Hastings characterizes Syngman Rhee, South Korea’s leader (1948-1960), as corrupt, though less corrupt and venal than his North Korean counterpart, Kim il sung (1945-1994).  (A “Truth and Reconciliation Commission” estimated 100,000 to 200,000 Korean deaths were instigated by Syngman Rhee’s regime.)

Kim Il-Sung

Kim Il-Sung

(Rudolph Rummel, a Political Science professor at the University of Hawaii, writes in “Statistics of Democide” that 350,000 to over 3,000,000 Korean deaths are attributed to Kim Il Sung’s North Korean reign.)

 

Ngo Dinh Diem

Ngo Dinh Diem

How similar to America’s support of Rhee in South Korea is America’s support of Vietnam’s Ngo Dinh Diem (1955-1963), or Iraq’s Saddam Hussein (1979-2003)?  Vietnam’s Ngo Dinh Diem history is one of corruption – as totalitarian and politically repressive as Rhee’s South Korean government. The wars in Korea and Vietnam are over but their history seems tragic and repetitive.

Saddam Hussein

Saddam Hussein

America supported Hussein because of Iraq’s oil reserves and his strategic opposition to Iran but, with the Kuwait invasion, Hussein became expendable to most nations of the world.  There is little question that Hussein was a despicable ruler; i.e. he murdered his own people and repressed the population of his country just as Rhee, and Kim il sung did in Korea.

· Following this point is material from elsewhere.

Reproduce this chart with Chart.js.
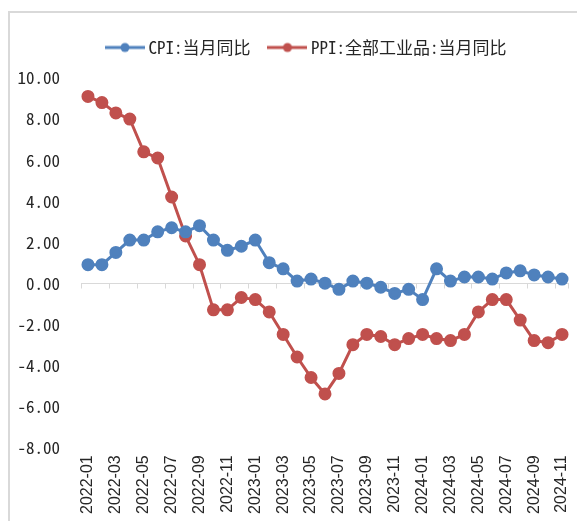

The first President Bush. like Harry Truman in Korea, marshaled the forces of the United Nations (with America as the major military component) to push Hussein out of Kuwait and back into Iraq.  However, the second President Bush, like Douglas MacArthur, believed in American infallibility.  MacArthur believed China should be attacked to end Chinese incursion into North Korea; if Truman had not intervened, the Korean war would have escalated.  No command intervention was possible in Iraq because the second Bush was President; not a General subject to his Commander and Chief.  With faulty intelligence, the second Bush administration convinced Congress that invasion of Iraq was a necessity.

America’s invasion (the capture, trial, and execution of Hussein) leaves Iraq in a condition that may be no better than North Korea’s.   It seems whenever one thinks they know what is good for another there is a cognitive dissonance between what one wants and what one gets.

How similar is Koje-do Island’s P.O.W. camp in Korea to Iraq’s Abu Ghraib’s prison? Hastings reports of the overcrowding, abuse, and neglect of North Korean, and Chinese P.O.W.s on Koje-do Island. He notes the use of over burdened, lackadaisical American military personnel and hostile South Korean soldiers as guards that let the inmates control the prison compounds. Hastings tells of prisoners at Koje-do being hung by their testicles and drowned by water hoses secured to their mouths. How different is that from a naked prisoner at Abu Ghraib or reported water boarding of enemy combatants?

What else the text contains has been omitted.